Si la mise en scène reste l'élément moteur de cette production, la présence solaire de la soprano Simone Nold (Konstanze) fixe la beauté du spectacle. La soprano allemande ne possède pas seulement un magnifique instrument qui sert avec brio la partition, elle est également habitée d'une sensibilité extrême qui s'exprime d'un bout à l'autre de sa prestation. Après un "Ach, ich liebte, war so glücklich." touchant de désespoir, son "Traurigkeit ward mir zum lose" rejoint des sommets de l'émotion. Favorisant alors un chant plus intérieur, plus inspiré, moins démonstratif, sa complainte, susurrée jusqu'à la limite d'un son éthéré comme le froissement d'une étoffe légère, s'inscrit comme l'un des moments les plus bouleversants, les plus poignants de cette soirée.

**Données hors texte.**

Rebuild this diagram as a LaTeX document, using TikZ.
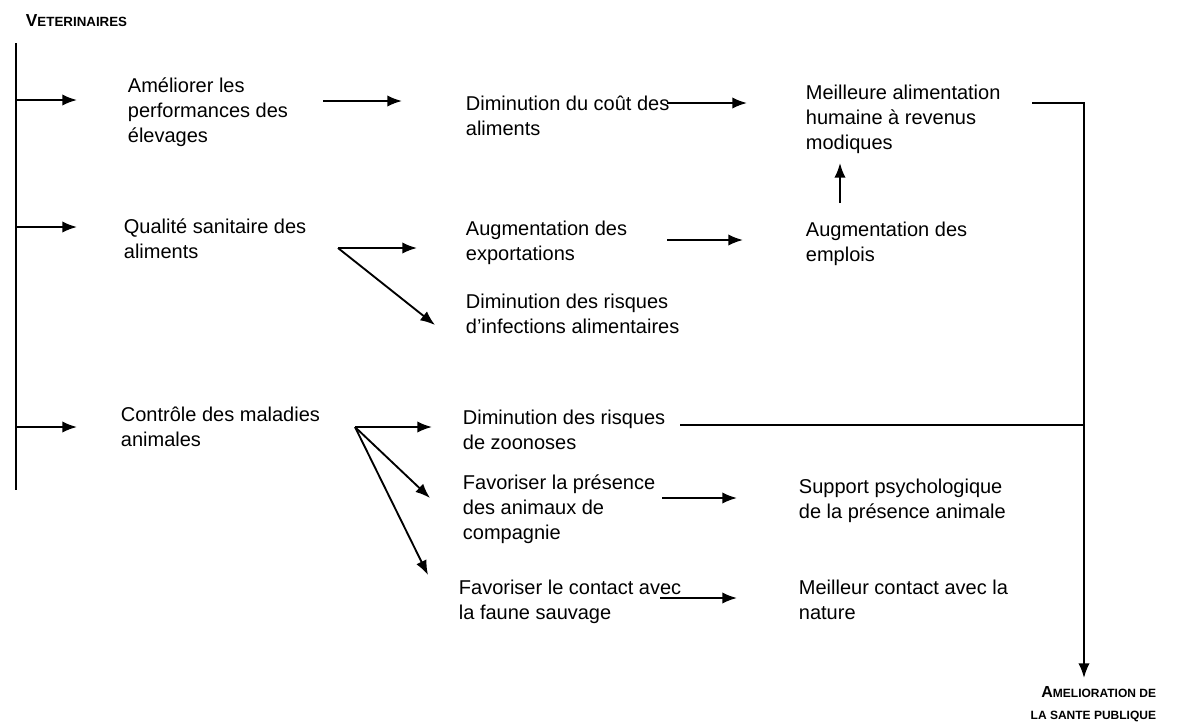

Lorsque résonnent les premières notes de l'ouverture, dures et saccadées, germe la crainte qu'un certain militarisme gagne le Berner Symphonie-Orchester et la direction de Srboljub Dinic. Mais bientôt le génie de Mozart s'impose et domine cette soirée d'exception. Et ce n'est pas l'enthousiasme affiché par la mezzo Agnès Baltsa, spectatrice attentive, qui nous démentira.